Monday, November 28, 2005

Better the devil you know than the devil you don't know?

I’m very grateful to my friends and family with children in public school for their willingness to let their struggles show. I’ve got friends who serve on the PTA and volunteer at school. They put in long hours trying to make things better. They help their children with homework late at night. Their struggles are many.

For example, my nephew must do the practice exercise for his spelling words even though he gets them all correct on the pretest. It is a waste of his time and effort. He’s not learning anything from the exercise. If he doesn’t do the homework, then he can’t go out for recess. My niece in high school tells of teachers who don’t teach. Sometimes during class time they show R rated movies. (Her teacher actually showed “The Texas Chain Saw Massacre” during class time.) I’m glad my niece got up and walked out. In a local school, the principal called the police when a 3rd grade student crawled in an open classroom window to get his lunch that he forgot. They lock the classrooms at lunch time and the kid would have gotten in trouble if he went to the office to ask the teacher to unlock it.

I am perplexed at why parents don’t say “enough is enough.” In the end, I think it comes down to this: They are afraid.

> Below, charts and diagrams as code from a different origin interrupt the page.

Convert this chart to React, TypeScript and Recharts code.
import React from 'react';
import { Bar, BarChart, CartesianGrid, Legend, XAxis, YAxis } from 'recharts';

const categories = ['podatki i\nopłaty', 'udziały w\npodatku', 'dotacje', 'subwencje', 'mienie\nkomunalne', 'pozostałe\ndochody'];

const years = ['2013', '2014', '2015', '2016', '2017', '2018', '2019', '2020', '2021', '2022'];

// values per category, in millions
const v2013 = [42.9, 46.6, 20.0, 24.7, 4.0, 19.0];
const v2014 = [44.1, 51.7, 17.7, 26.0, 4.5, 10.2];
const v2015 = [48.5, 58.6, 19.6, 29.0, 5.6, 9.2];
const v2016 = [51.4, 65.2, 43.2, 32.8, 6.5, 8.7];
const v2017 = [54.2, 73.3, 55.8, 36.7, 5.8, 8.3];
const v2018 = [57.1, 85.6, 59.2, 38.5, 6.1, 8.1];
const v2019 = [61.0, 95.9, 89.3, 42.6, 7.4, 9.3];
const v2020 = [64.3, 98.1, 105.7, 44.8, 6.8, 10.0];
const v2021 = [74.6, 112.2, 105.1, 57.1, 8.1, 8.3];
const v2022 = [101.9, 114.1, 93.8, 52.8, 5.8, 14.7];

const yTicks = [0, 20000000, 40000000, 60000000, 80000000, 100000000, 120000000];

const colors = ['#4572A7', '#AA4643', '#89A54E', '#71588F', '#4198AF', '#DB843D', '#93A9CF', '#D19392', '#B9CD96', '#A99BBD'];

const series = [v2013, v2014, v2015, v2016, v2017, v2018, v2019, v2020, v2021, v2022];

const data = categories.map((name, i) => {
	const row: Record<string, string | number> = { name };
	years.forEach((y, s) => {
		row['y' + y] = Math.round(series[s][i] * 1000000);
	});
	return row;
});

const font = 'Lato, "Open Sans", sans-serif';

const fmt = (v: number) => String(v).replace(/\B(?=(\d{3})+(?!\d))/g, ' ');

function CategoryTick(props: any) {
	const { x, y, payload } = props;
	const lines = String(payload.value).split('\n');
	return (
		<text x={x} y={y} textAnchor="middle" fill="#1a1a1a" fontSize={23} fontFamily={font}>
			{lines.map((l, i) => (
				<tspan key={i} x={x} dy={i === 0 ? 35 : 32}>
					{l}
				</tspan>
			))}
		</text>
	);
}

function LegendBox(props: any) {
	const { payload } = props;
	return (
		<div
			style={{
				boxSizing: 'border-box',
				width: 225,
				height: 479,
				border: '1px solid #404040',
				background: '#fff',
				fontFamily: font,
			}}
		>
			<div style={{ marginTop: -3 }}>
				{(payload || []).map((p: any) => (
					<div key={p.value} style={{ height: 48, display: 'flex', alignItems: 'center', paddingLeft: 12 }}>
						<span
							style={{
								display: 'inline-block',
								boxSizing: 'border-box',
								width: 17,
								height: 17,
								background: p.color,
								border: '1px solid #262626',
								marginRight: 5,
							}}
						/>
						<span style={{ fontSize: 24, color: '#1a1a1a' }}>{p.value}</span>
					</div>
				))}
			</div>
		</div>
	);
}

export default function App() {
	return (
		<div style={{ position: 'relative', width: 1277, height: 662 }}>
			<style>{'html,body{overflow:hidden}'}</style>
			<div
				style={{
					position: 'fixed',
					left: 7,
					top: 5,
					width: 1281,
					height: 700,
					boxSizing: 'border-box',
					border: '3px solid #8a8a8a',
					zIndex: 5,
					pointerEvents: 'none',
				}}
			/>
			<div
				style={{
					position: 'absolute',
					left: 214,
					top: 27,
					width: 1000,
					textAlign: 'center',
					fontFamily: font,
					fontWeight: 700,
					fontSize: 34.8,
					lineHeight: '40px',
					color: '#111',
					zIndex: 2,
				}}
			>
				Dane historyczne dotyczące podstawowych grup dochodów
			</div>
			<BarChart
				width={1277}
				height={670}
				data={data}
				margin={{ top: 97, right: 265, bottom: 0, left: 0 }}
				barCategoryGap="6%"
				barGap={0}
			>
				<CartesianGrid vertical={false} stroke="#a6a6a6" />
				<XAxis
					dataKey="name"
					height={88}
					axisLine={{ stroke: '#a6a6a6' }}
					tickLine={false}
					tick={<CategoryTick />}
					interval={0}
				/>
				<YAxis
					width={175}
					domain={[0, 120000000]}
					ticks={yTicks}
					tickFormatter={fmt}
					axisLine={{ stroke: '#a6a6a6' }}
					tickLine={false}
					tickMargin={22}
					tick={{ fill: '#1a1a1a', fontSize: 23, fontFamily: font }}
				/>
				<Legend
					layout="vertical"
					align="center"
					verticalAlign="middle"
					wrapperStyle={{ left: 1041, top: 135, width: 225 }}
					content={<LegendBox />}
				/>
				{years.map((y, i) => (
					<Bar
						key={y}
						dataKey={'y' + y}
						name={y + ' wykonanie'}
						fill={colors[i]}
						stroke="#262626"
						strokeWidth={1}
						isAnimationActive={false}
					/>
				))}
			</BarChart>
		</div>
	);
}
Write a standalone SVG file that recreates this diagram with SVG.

I have to ask myself, "Why does homeschooling look so scary to them?" Usually, the first comment I get after telling someone that I homeschool is “That’s great, but I could never do that.”

There may be some truth to that. I’ve heard it said that about 50% of homeschoolers washout in the first year.

Again, I have to ask myself why? Better the devil you know than the devil you don't know? I think we need to do a better job of getting the message out that most parents find homeschooling pleasant. I think parents already know how bad things are at school. Pointing it out doesn't make parents less afraid of their alternatives.

Any ideas how to do that?

4 comments:

Angela said...

YOu pose a logical question that I have asked others for years. In truth, even asking that question to most gets them angry. Most people are very threatened by the question. It brings up so many other truths, about commitment and sacrifice, that they have to analyze. They hate to think about their unwillingness to give up the ease, be it financial or freedom, and find it is just easier to send them off. Somehow, that question makes them feel guilty. What always baffles me is how they can find the choice to homeschool unnatural, when to us, it is the most natural thing in the world!

Janine Cate said...

The thing that surpises me is how much effort some parents put into trying to make public education work for their child.

Why do people work so hard when they get so little out of it?

Anonymous said...

comment 1. Children who go to public or private schools know how to adapt to all kinds of people. Hence will learn to work with all types of people because they have been exposed. 2. Kid who climbed into open window violated a rule. Society is based on rules and regulations if you break them you take the risk of being caught. 3.
Some homeschooled kids during my pre-K year olds library story time are the most obnoxious rude and cant sit still and have an attention span of a gnat. They obvioulsy have not learned how to behave in a group setting and must be extremely used to 1 on 1 attention at all times. Homeschoolers are raising a generation of brats

Henry Cate said...

My experience has been that children in public schools learn to deal with children their own age. Homeschooled children learn to deal with people from a variety of ages, from infants to grandparents.

I agree that society should have rules, but they should be rules that make sense. And the consequences should be reasonable. Calling the police was the issue. There was no need. I think it would have been far more reasonable to have the kid eat his lunch in the principal's office. He would have learned there were rules and you should follow them.

You have made a logical fallacy of jumping from I have one data point therefore all homeschoolers are brats. My experience is most homeschooled children are average, or even better behaved. There are also a ton of brats in public schools. The research I've seen finds that children who have been homeschooled are better socialized.